Whether or not the insured might ever again suffer an illness that would have entitled him to sick benefits under the provisions of such a policy is a matter that of course cannot be determined with certainty; but such uncertainty does not render valueless the protection that those provisions afforded him. That element of damage, while in some degree necessarily speculative, is not to be rejected for that reason; it should be considered in the light of pertinent circumstances disclosed by the evidence, such as the insured's health and life expectancy. It is simply one of the factors illustrative of the impossibility of determining, precisely, the amount of money that will effect just compensation in such cases.
In the case at bar the trial judge charged the jury as to actual damages in the most general terms, suggesting no formula for measuring such damages. After his main charge he recalled the jury and charged, in addition, that if they should find that the plaintiff, after the cancellation of his policy, had been unable to obtain similar insurance elsewhere they could take that fact into consideration as an element of damage. No amplification of his charge appears to have been requested.

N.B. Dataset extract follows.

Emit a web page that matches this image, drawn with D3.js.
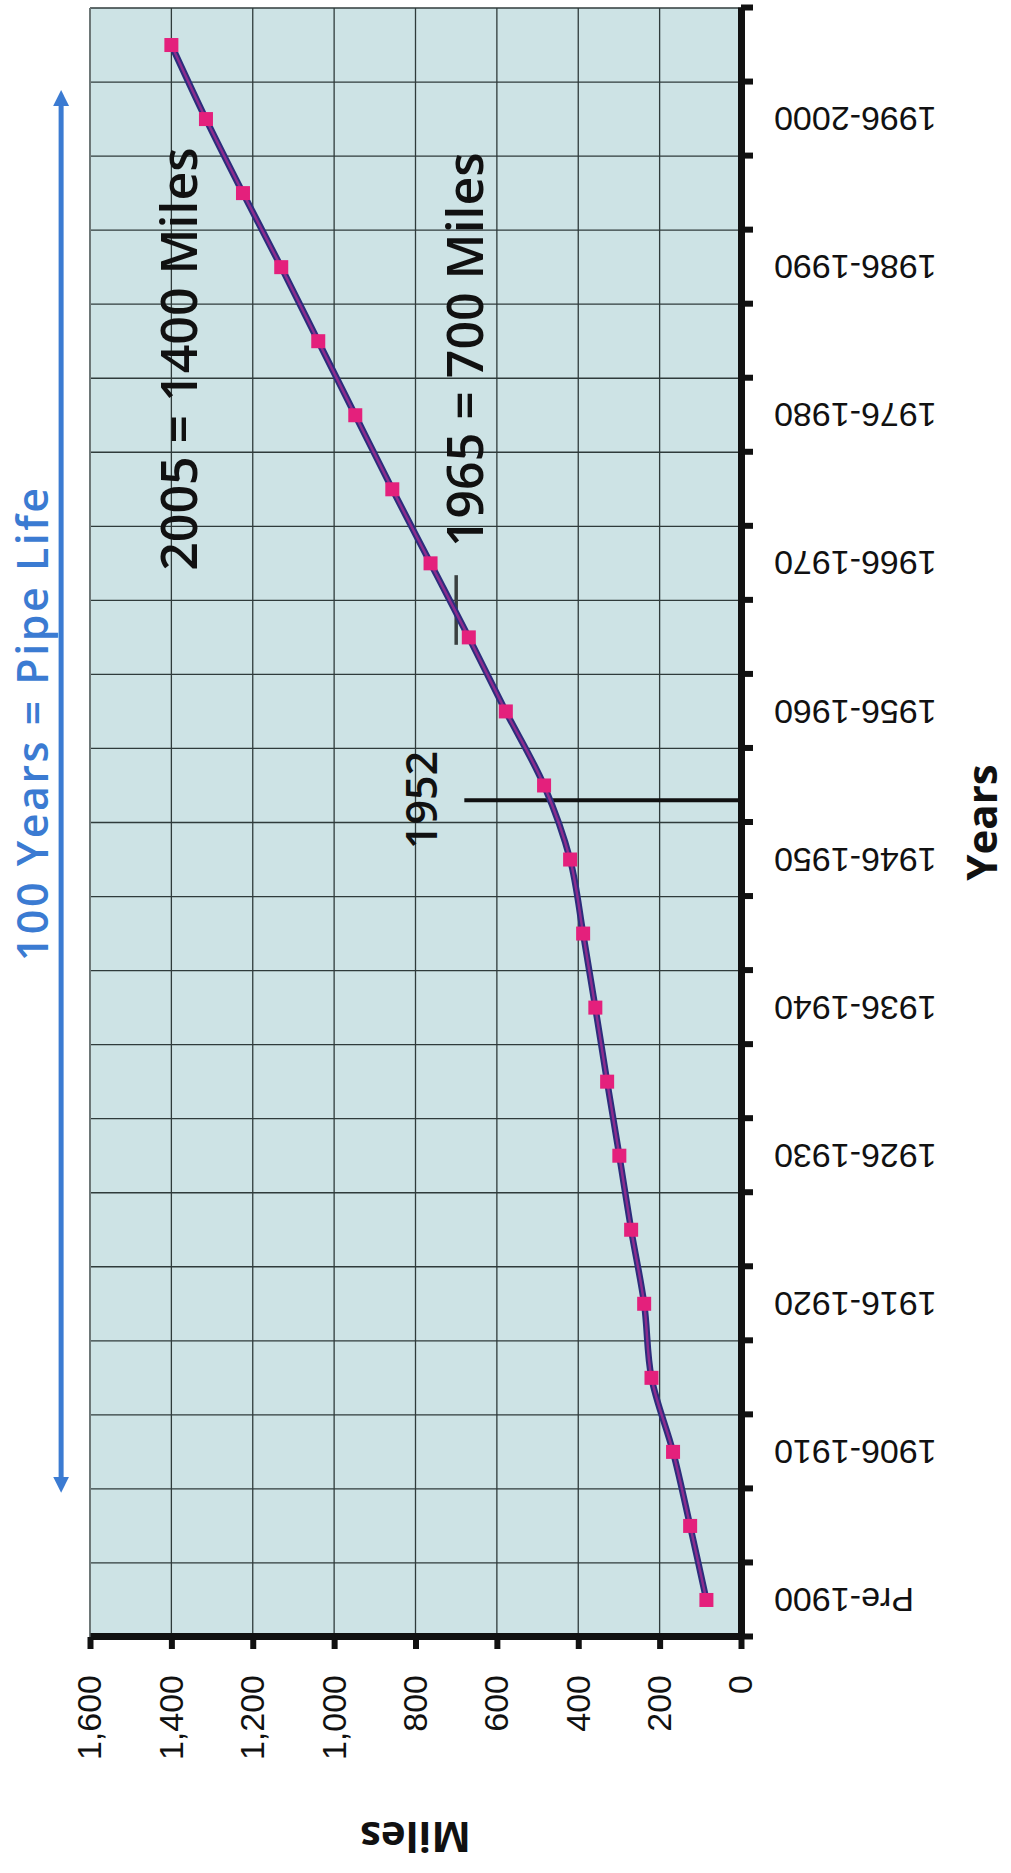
<!DOCTYPE html>
<html>
<head>
<meta charset="utf-8">
<script src="https://cdn.jsdelivr.net/npm/d3@7"></script>
<style>
  body { margin: 0; background: #fff; }
  svg { display: block; }
</style>
</head>
<body>
<svg id="chart" width="1011" height="1873"></svg>
<script>
// Five-year installation periods
const categories = [
  "Pre-1900", "1901-1905", "1906-1910", "1911-1915", "1916-1920", "1921-1925",
  "1926-1930", "1931-1935", "1936-1940", "1941-1945", "1946-1950", "1951-1955",
  "1956-1960", "1961-1965", "1966-1970", "1971-1975", "1976-1980", "1981-1985",
  "1986-1990", "1991-1995", "1996-2000", "2001-2005"
];
// Cumulative miles of pipe in service at the end of each period
const miles = [
  85, 125, 167, 220, 238, 270, 299, 329, 358, 388, 420, 484,
  578, 669, 763, 857, 948, 1039, 1130, 1224, 1315, 1400
];
// Axis tick labels
const mileTicks = [0, 200, 400, 600, 800, 1000, 1200, 1400, 1600];
const periodLabels = [
  "Pre-1900", "1906-1910", "1916-1920", "1926-1930", "1936-1940", "1946-1950",
  "1956-1960", "1966-1970", "1976-1980", "1986-1990", "1996-2000"
];

const svg = d3.select("#chart");

// The chart is laid out in its own landscape frame (periods across, miles up)
// and then turned a quarter turn counter-clockwise onto the portrait page.
const W = 1629, H = 651;
const g = svg.append("g").attr("transform", "translate(90,1637) rotate(-90)");

const x = d3.scaleBand().domain(categories).range([0, W]).padding(0);
const step = x.step();
const y = d3.scaleLinear().domain([0, 1600]).range([H, 0]);
const edges = d3.scaleLinear().domain([0, categories.length]).range([0, W]);
// Position of a calendar year: each band's centre holds its middle year
const yearPos = yr => x("1901-1905") + step / 2 + (yr - 1903) / 5 * step;

const textFont = "'Open Sans', 'DejaVu Sans', sans-serif";
const tickFont = "'Liberation Sans', Arial, sans-serif";

// Plot background
g.append("rect")
  .attr("x", 0).attr("y", 0).attr("width", W).attr("height", H)
  .attr("fill", "#cde3e5");

// Grid
g.append("g").selectAll("line")
  .data(d3.range(1, categories.length + 1))
  .join("line")
  .attr("x1", d => edges(d)).attr("x2", d => edges(d))
  .attr("y1", 0).attr("y2", H)
  .attr("stroke", "#2f3b3b").attr("stroke-width", 1.3);

g.append("g").selectAll("line")
  .data(mileTicks.slice(1))
  .join("line")
  .attr("x1", 0).attr("x2", W)
  .attr("y1", d => y(d)).attr("y2", d => y(d))
  .attr("stroke", d => d === 1600 ? "#6d7777" : "#2f3b3b")
  .attr("stroke-width", d => d === 1600 ? 2 : 1.3);

// Period axis (ticks between bands)
g.append("g")
  .attr("transform", `translate(0,${H})`)
  .call(d3.axisBottom(edges)
    .tickValues(d3.range(0, categories.length + 1))
    .tickFormat("")
    .tickSizeInner(12).tickSizeOuter(0))
  .call(a => a.select(".domain").attr("stroke", "#111").attr("stroke-width", 7))
  .call(a => a.selectAll(".tick line").attr("stroke", "#111").attr("stroke-width", 6));

g.append("g").selectAll("text")
  .data(periodLabels)
  .join("text")
  .attr("transform", d => `translate(${x(d) + step / 2},${H + 33}) rotate(-90)`)
  .attr("text-anchor", "end")
  .attr("dy", "0.35em")
  .attr("font-family", tickFont)
  .attr("font-size", 34)
  .attr("fill", "#111")
  .text(d => d);

// Miles axis
g.append("g")
  .call(d3.axisLeft(y)
    .tickValues(mileTicks)
    .tickFormat(d3.format(","))
    .tickSizeInner(12).tickSizeOuter(0).tickPadding(26))
  .call(a => a.select(".domain").attr("stroke", "#111").attr("stroke-width", 7))
  .call(a => a.selectAll(".tick line").attr("stroke", "#111").attr("stroke-width", 6))
  .call(a => a.selectAll(".tick text")
    .attr("font-family", tickFont).attr("font-size", 34).attr("fill", "#111"));

// Axis titles
g.append("text")
  .attr("transform", `translate(-185,${H / 2}) rotate(-90)`)
  .attr("text-anchor", "middle")
  .attr("font-family", textFont).attr("font-weight", 700).attr("font-size", 42)
  .attr("fill", "#111")
  .text("Miles");

g.append("text")
  .attr("x", W / 2).attr("y", H + 256)
  .attr("text-anchor", "middle")
  .attr("font-family", textFont).attr("font-weight", 700).attr("font-size", 42)
  .attr("fill", "#111")
  .text("Years");

// Reference marks: 1952 and the 700-mile level around 1965
g.append("line")
  .attr("x1", yearPos(1952)).attr("x2", yearPos(1952))
  .attr("y1", y(0)).attr("y2", y(680))
  .attr("stroke", "#111").attr("stroke-width", 4);

g.append("line")
  .attr("x1", yearPos(1962.5)).attr("x2", yearPos(1967.2))
  .attr("y1", y(700)).attr("y2", y(700))
  .attr("stroke", "#3a4040").attr("stroke-width", 3.5);

// Series
const line = d3.line()
  .x((d, i) => x(categories[i]) + step / 2)
  .y(d => y(d))
  .curve(d3.curveCatmullRom);

g.append("path").datum(miles)
  .attr("d", line).attr("fill", "none")
  .attr("stroke", "#2c2d7c").attr("stroke-width", 6.5);
g.append("path").datum(miles)
  .attr("d", line).attr("fill", "none")
  .attr("stroke", "#8c2c8e").attr("stroke-width", 2.5);

g.append("g").selectAll("rect")
  .data(miles)
  .join("rect")
  .attr("x", (d, i) => x(categories[i]) + step / 2 - 7)
  .attr("y", d => y(d) - 7)
  .attr("width", 14).attr("height", 14)
  .attr("fill", "#e4207c");

// Annotations
const note = (txt, u, v, size) => g.append("text")
  .attr("x", u).attr("y", v)
  .attr("font-family", textFont).attr("font-weight", 600).attr("font-size", size)
  .attr("fill", "#111")
  .text(txt);

note("2005 = 1400 Miles", yearPos(1967.5), y(1337), 50);
note("1965 = 700 Miles", yearPos(1969.1), y(634), 50);
note("1952", yearPos(1948.7), y(747), 43);

// 100-year pipe life arrow
const blue = "#3b7bd2";
const defs = svg.append("defs");
defs.append("marker")
  .attr("id", "head")
  .attr("viewBox", "0 0 10 10")
  .attr("refX", 3).attr("refY", 5)
  .attr("markerUnits", "userSpaceOnUse")
  .attr("markerWidth", 16).attr("markerHeight", 17)
  .attr("orient", "auto-start-reverse")
  .append("path")
  .attr("d", "M0,0 L10,5 L0,10 Z")
  .attr("fill", blue);

g.append("line")
  .attr("x1", yearPos(1906)).attr("x2", yearPos(1999.2))
  .attr("y1", y(1671)).attr("y2", y(1671))
  .attr("stroke", blue).attr("stroke-width", 5)
  .attr("marker-start", "url(#head)")
  .attr("marker-end", "url(#head)");

g.append("text")
  .attr("x", yearPos(1957.2)).attr("y", y(1703))
  .attr("text-anchor", "middle")
  .attr("font-family", textFont).attr("font-weight", 600).attr("font-size", 43)
  .attr("letter-spacing", 2.5)
  .attr("fill", blue)
  .text("100 Years = Pipe Life");
</script>
</body>
</html>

It is apparent that the verdict for actual damages, $291.20, is exactly equal in amount to the sum of the weekly premiums paid by respondent during the eight years throughout which the policy had been in force prior to its cancellation. The exception under consideration does not complain of error in the trial judge's charge; it does not suggest that the verdict for actual damages was improper because contrary to the law as charged (cf. Hutcherson v. Pilgrim Health & Life Ins. Co., 227 S.C. 239, 87 S.E. (2d) 685); it does not suggest that the amount of the verdict is so excessive *52 as to indicate passion, prejudice or other corrupt motive on the part of the jury; it assigns no ground for its assertion that there was "insufficient evidence to support" the verdict. In our opinion it is without merit, and it is therefore overruled.
Affirmed.
STUKES, C.J., and TAYLOR, OXNER and MOSS, JJ., concur.